Service provider Nashua Mobile has agreed to sell its MTN and Vodacom subscriber bases to the two mobile operators and is in talks to sell its Cell C subscriber base, too, parent Reunert told shareholders on Monday.
Nashua Mobile will receive almost R2,3bn from the sale, before VAT.
It appears that the two big mobile operators forced the decision to sell, a move that will raise immediate questions about whether other cellular service providers are coming under similar pressure. The country’s largest independent mobile service provider is Altech Autopage Cellular, which is owned by JSE-listed Altron.
The development comes just a month after MTN South Africa CEO Zunaid Bulbulia told TechCentral that “no options are off the table” as the operator took an axe to high channel distribution costs. Bulbulia said acquiring independent cellular service providers and cutting margins offered to the channel were among the options under consideration.
South Africa’s cellular operators are putting pressure on their channel partners as mobile termination rates — the fees they charge each other to carry calls between their networks — come down and as competition intensifies, crimping profit margins.

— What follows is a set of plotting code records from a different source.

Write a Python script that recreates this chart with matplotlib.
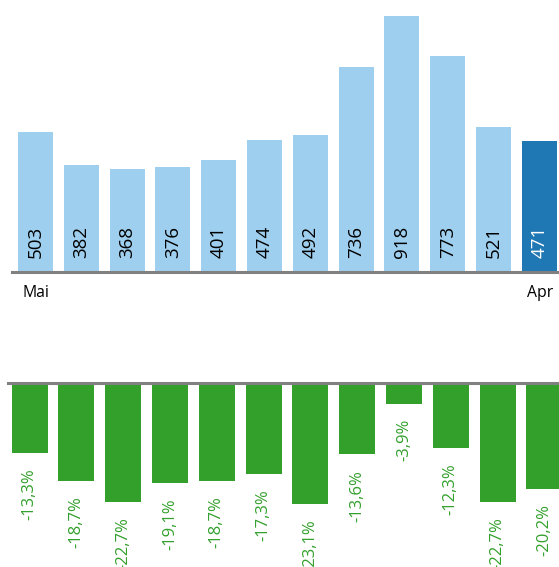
import numpy as np
import matplotlib
matplotlib.use("Agg")
import matplotlib.pyplot as plt

plt.rcParams['font.family'] = ['Open Sans', 'DejaVu Sans']

# data
values = [503, 382, 368, 376, 401, 474, 492, 736, 918, 773, 521, 471]
changes = [-13.3, -18.7, -22.7, -19.1, -18.7, -17.3, -23.1, -13.6, -3.9, -12.3, -22.7, -20.2]
first_label = "Mai"
last_label = "Apr"

light_blue = '#9fcfee'
dark_blue = '#1f78b4'
green = '#33a02c'
grey = '#808080'

W, H = 559, 567
fig = plt.figure(figsize=(W / 100, H / 100), dpi=100)

def px_axes(left, top, right, bottom):
    return fig.add_axes([left / W, 1 - bottom / H, (right - left) / W, (bottom - top) / H])

# top chart
ax1 = px_axes(12, 0, 559, 272)
x = np.arange(len(values))
colors = [light_blue] * (len(values) - 1) + [dark_blue]
ax1.bar(x, values, width=0.765, color=colors)
ax1.set_xlim(-0.513, 11.43)
ax1.set_ylim(0, 975)
for i, v in enumerate(values):
    c = 'white' if i == len(values) - 1 else 'black'
    ax1.annotate(str(v), (i, 0), xytext=(0, 10), textcoords='offset points',
                 rotation=90, ha='center', va='bottom', fontsize=13.5, color=c)
ax1.axhline(0, color=grey, lw=2.2, clip_on=False)
ax1.axis('off')

fig.text(22 / W, 1 - 293 / H, first_label, ha='left', va='center', fontsize=11.3)
fig.text(553 / W, 1 - 293 / H, last_label, ha='right', va='center', fontsize=11.3)

# bottom chart
ax2 = px_axes(8, 383, 559, 567)
x2 = np.arange(len(changes))
ax2.bar(x2, changes, width=0.77, color=green)
ax2.set_xlim(-0.46, 11.31)
ax2.set_ylim(-35, 0)
for i, v in enumerate(changes):
    lbl = ('%.1f%%' % v).replace('.', ',')
    ax2.annotate(lbl, (i, v), xytext=(0, -11), textcoords='offset points',
                 rotation=90, ha='center', va='top', fontsize=12, color=green,
                 annotation_clip=False)
ax2.axhline(0, color=grey, lw=2.2, clip_on=False)
ax2.axis('off')

fig.savefig('out.png', dpi=100)
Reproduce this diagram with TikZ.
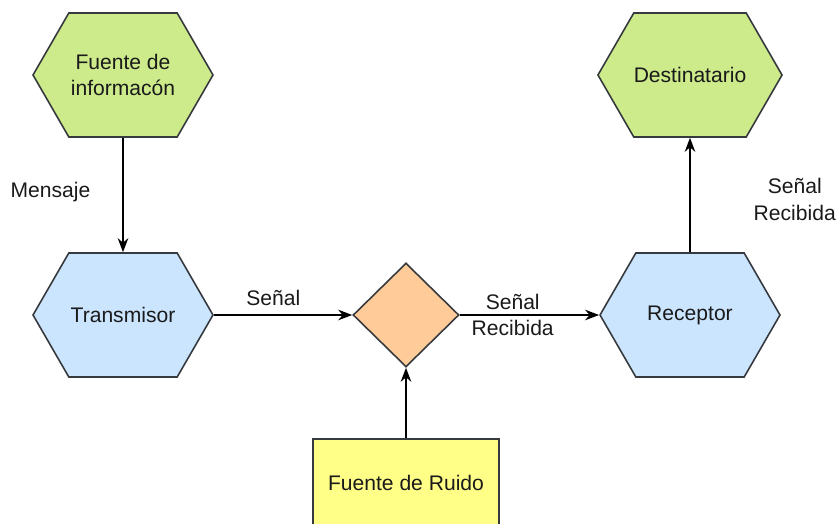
\documentclass[tikz,border=0pt]{standalone}
\usepackage{fontspec}
\setmainfont{Liberation Sans}
\usetikzlibrary{shapes.symbols,shapes.geometric,arrows.meta}
\definecolor{verdeclaro}{HTML}{CDEB8B}
\definecolor{azulclaro}{HTML}{CCE5FF}
\definecolor{naranja}{HTML}{FFCC99}
\definecolor{amarillo}{HTML}{FFFF88}
\definecolor{borde}{HTML}{36393D}
\definecolor{texto}{HTML}{1A1A1A}
\tikzset{
  hexa/.style={signal, signal to=east and west, signal pointer angle=120,
    draw=borde, line width=0.9pt, minimum width=3.6cm, minimum height=2.48cm,
    inner sep=0pt, align=center, text=texto, font=\fontsize{12}{15}\selectfont},
  rombo/.style={diamond, draw=borde, fill=naranja, line width=0.9pt,
    minimum width=2.12cm, minimum height=2.08cm, inner sep=0pt},
  caja/.style={rectangle, draw=borde, fill=amarillo, line width=0.9pt,
    minimum width=3.72cm, minimum height=1.76cm, text=texto,
    font=\fontsize{12}{15}\selectfont},
  flecha/.style={-{Stealth[length=2.8mm,width=2.1mm,inset=0.9mm]}, line width=1pt},
  etiqueta/.style={align=center, text=texto, font=\fontsize{12}{15}\selectfont}
}
\begin{document}
\begin{tikzpicture}[x=0.02cm, y=-0.02cm]
    \useasboundingbox (0,0) rectangle (840,524);
    % bloques
    \node[hexa, fill=verdeclaro] (fuente) at (123,75) {Fuente de\\informacón};
    \node[hexa, fill=azulclaro] (transmisor) at (123,315) {Transmisor};
    \node[rombo] (canal) at (406,315) {};
    \node[hexa, fill=azulclaro] (receptor) at (690,315) {Receptor};
    \node[hexa, fill=verdeclaro] (destino) at (690,75) {Destinatario};
    \node[caja] (ruido) at (406,483) {Fuente de Ruido};
    % conexiones
    \draw[flecha] (fuente.south) -- (transmisor.north)
        node[etiqueta, pos=0.47, left=0.52cm] {Mensaje};
    \draw[flecha] (transmisor.east) -- (canal.west)
        node[etiqueta, pos=0.43, above=0.05cm] {Señal};
    \draw[flecha] (canal.east) -- (receptor.west)
        node[etiqueta, pos=0.38] {Señal\\Recibida};
    \draw[flecha] (ruido.north) -- (canal.south);
    \draw[flecha] (receptor.north) -- (destino.south)
        node[etiqueta, pos=0.46, right=1.14cm] {Señal\\Recibida};
\end{tikzpicture}
\end{document}
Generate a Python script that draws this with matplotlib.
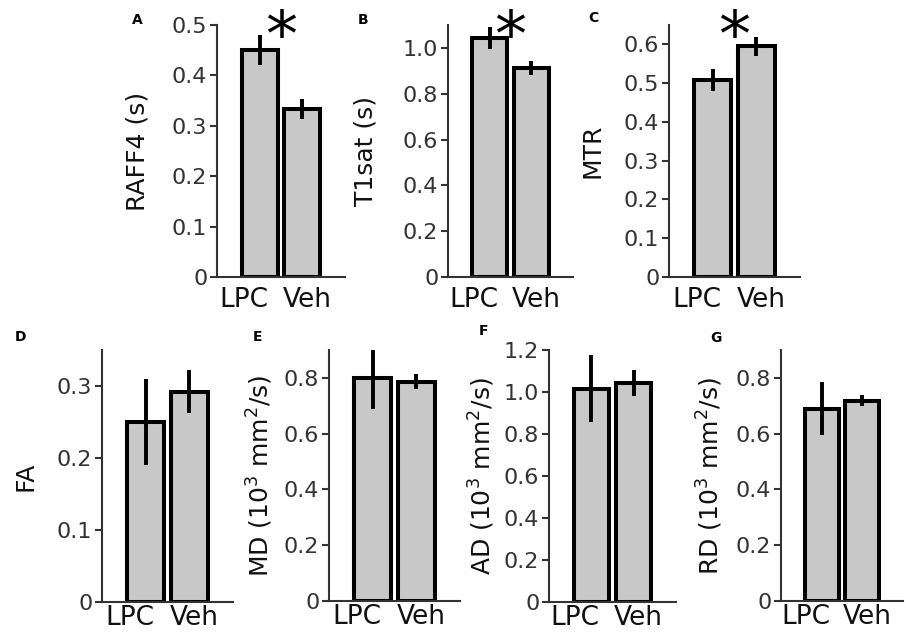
import numpy as np
import matplotlib
matplotlib.use("Agg")
import matplotlib.pyplot as plt
from matplotlib.transforms import ScaledTranslation

groups = ["LPC", "Veh"]

raff4 = [0.45, 0.333]
raff4_err = [0.03, 0.02]
t1sat = [1.044, 0.912]
t1sat_err = [0.048, 0.03]
mtr = [0.508, 0.595]
mtr_err = [0.029, 0.024]
fa = [0.25, 0.292]
fa_err = [0.06, 0.03]
md = [0.798, 0.787]
md_err = [0.108, 0.028]
ad = [1.016, 1.043]
ad_err = [0.16, 0.06]
rd = [0.69, 0.718]
rd_err = [0.095, 0.02]

letters = ["A", "B", "C", "D", "E", "F", "G"]
ylabels = ["RAFF4 (s)", "T1sat (s)", "MTR", "FA",
           "MD (10$^3$ mm$^2$/s)", "AD (10$^3$ mm$^2$/s)", "RD (10$^3$ mm$^2$/s)"]
values = [raff4, t1sat, mtr, fa, md, ad, rd]
errors = [raff4_err, t1sat_err, mtr_err, fa_err, md_err, ad_err, rd_err]
ytops = [0.5, 1.1, 0.65, 0.35, 0.9, 1.2, 0.9]
ysteps = [0.1, 0.2, 0.1, 0.1, 0.2, 0.2, 0.2]
signif = [True, True, True, False, False, False, False]

W, H = 906, 635
# axes boxes in pixels: left, right, top, bottom
boxes = [(217, 345, 25, 277), (448, 573, 25, 277), (669, 800, 25, 277),
         (102, 233, 350, 602), (329, 460, 350, 601), (549, 676, 350, 602),
         (781, 903, 350, 601)]
# right edge of y label (pixels)
label_x = [150, 377, 605, 37, 275, 497, 725]
# panel letter centres (pixels)
letter_pos = [(137, 20), (363, 20), (593, 18), (21, 337), (258, 337), (484, 331), (716, 338)]

fig = plt.figure(figsize=(W / 100, H / 100), dpi=100)
fig.patch.set_facecolor("white")

x = np.arange(len(groups))
for i in range(7):
    l, r, t, b = boxes[i]
    ax = fig.add_axes([l / W, 1 - b / H, (r - l) / W, (b - t) / H])
    ax.bar(x, values[i], width=0.84, color="#c8c8c8", edgecolor="black",
           linewidth=2.9, zorder=2)
    ax.errorbar(x, values[i], yerr=errors[i], fmt="none", ecolor="black",
                elinewidth=2.8, capsize=0, zorder=3)
    ax.set_xlim(-1, 2)
    ax.set_ylim(0, ytops[i])
    ticks = np.arange(0, ytops[i] + 1e-9, ysteps[i])
    ax.set_yticks(ticks)
    ax.set_yticklabels(["0" if v == 0 else f"{v:.1f}" for v in ticks])
    ax.set_xticks(x)
    ax.set_xticklabels(groups)
    for s in ["top", "right"]:
        ax.spines[s].set_visible(False)
    for s in ["left", "bottom"]:
        ax.spines[s].set_linewidth(1.5)
        ax.spines[s].set_color("#333333")
    ax.tick_params(axis="y", direction="out", length=5, width=1.5, color="#333333",
                   labelsize=16, labelcolor="#333333", pad=2)
    ax.tick_params(axis="x", length=0, labelsize=19, labelcolor="#111111",
                   pad=7 if i < 3 else 2)
    shifts = [-16, 5]
    for lab, dx in zip(ax.get_xticklabels(), shifts):
        lab.set_transform(lab.get_transform() + ScaledTranslation(dx / 100, 0, fig.dpi_scale_trans))
    ax.set_ylabel(ylabels[i], fontsize=18, color="#111111")
    ax.yaxis.set_label_coords((label_x[i] - l) / (r - l), 0.5)
    if signif[i]:
        # asterisk glyph sits high above the baseline, so pull the baseline down
        ax.annotate("*", xy=(0.5, ytops[i]), xytext=(0, -22), textcoords="offset points",
                    fontsize=46, ha="center", va="baseline", annotation_clip=False, zorder=5)
    lx, ly = letter_pos[i]
    fig.text(lx / W, 1 - ly / H, letters[i], fontsize=10, fontweight="bold",
             ha="center", va="center")

fig.savefig("out.png", dpi=100)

Reunert said on Monday: “Following the expiry of the service provider agreement between Nashua Mobile and Vodacom and the expiry of the incentive agreement between MTN and Nashua Mobile under the MTN service provider agreement, the boards of Reunert and Nashua Mobile were required to consider the long-term prospects for Nashua Mobile. After careful consideration, the boards concluded that it is unlikely that this business would generate acceptable returns.”
The purchase price is subject to a formula-based adjustment in the event that the revenue associated with the subscriber bases differs from that attributed to it by MTN and Vodacom. “Based on the current Nashua Mobile subscriber base performance, it is unlikely that the gross consideration will be adjusted by more than 10%,” Reunert said.
Among other things, the deal’s conclusion is subject to approval from competition authorities and the successful sale by Nashua Mobile of its Cell C subscriber base.
“Nashua Mobile is pursuing various alternatives for the disposal by Nashua Mobile of its Cell C subscriber base,” Reunert said.
Reunert will use the cash to settle Nashua Mobile’s debt, after which it will be used to support the group’s growth strategy. Lastly, a dividend may be declared or the money could be used to repurchase Reunert shares.